Typographic Poster Series – 001 Helvetica

Helvetica is a style that has become distinct despite itself. It’s a hugely popular font that has become common in design and signage of all kinds. Let’s take a look at the history of the now widely used font and just why it has evolved to become one of the most versatile and most prevalent of all typefaces.

The origins

What eventually became Helvetica was first designed in 1957. It was created in Switzerland by typeface designers Max Miedinger and Eduard Hoffman. Helvetica was highly-influenced by the early movement of Grotesque designs, a distinctly sans-serif family of typefaces that were designed to be bold, solid, and clear, making them best fit for headlines and advertisements, prioritizing clarity above all else. Indeed, Helvetica was first known as Neue Hass Grotesk (or New Haas Grotesk), designed at the Haas Type Foundry, controlled by the Stempel Type Foundry. Its origins and inspirations from styles like Schelter-Grotesk and Normal-Grotesk, another Haas Type Foundry creation, are clear. From there, it was licensed by Linotype under a new name. Stempel wanted the typeface to have a more international appeal and named it Helvetica, the Latin word for “Swiss”.

The rise in popularity

From there, the appeal of the font was immediate to graphic designers and companies that were looking to give their brands and signage a more modern look. Modernism was in full swing in post-war Europe. Architecture, literature, and art forms of all kinds took on more functional appearances and Helvetica proved just the right choice in the typeface world. Previously, brands relied on fancy, decorative typography that no longer fit the modern world, and Helvetica’s sleek, straightforward design was exactly what they needed to replace it.
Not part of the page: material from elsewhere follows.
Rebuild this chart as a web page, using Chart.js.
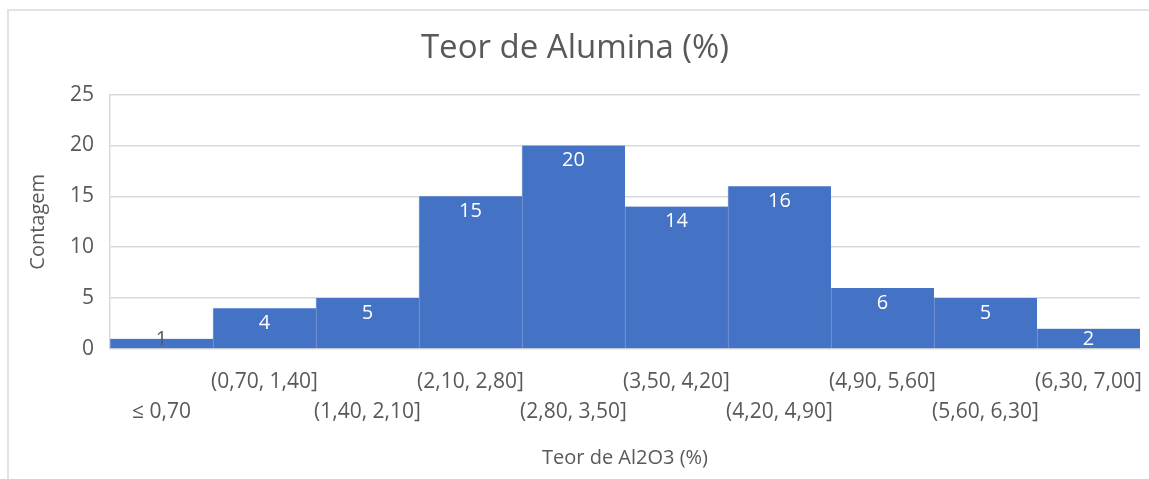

Distinction from the indistinct

Helvetica might look like what you would consider a “generic” typeface at first glance, but it’s precisely that lack of distinct flourishes and a focus on clarity and minimalism that makes it stand out. At first glance, it’s very similar to Arial and likely influenced its design. However, it has a clearer appearance, lacking Arial’s use of sloping diagonal strokes and a slightly bolder aspect to its characters. Helvetica is modernism in typeface form. It’s clean, it’s sleek, it’s minimalist, and it’s simple.

Use of Helvetica

For a time in post-war Europe, Helvetica became the face of corporate prestige, and many companies to this day use it in their logos and brand designs. From American Apparel, Target, and Post-It to Toyota, Panasonic, and Lufthansa. It has become the face of international business, and offers a certain legitimacy in its appearance, suggesting that there are no gimmicks in its presentation, just clarity of purpose.

For that reason, it’s become widely used not only in logos but in signage and publications of all kinds where legibility and a certain straightforwardness is crucial. It has also seen a resurgence in the digital world, where simplicity and clarity is a treasured design principle that it fits in perfectly with.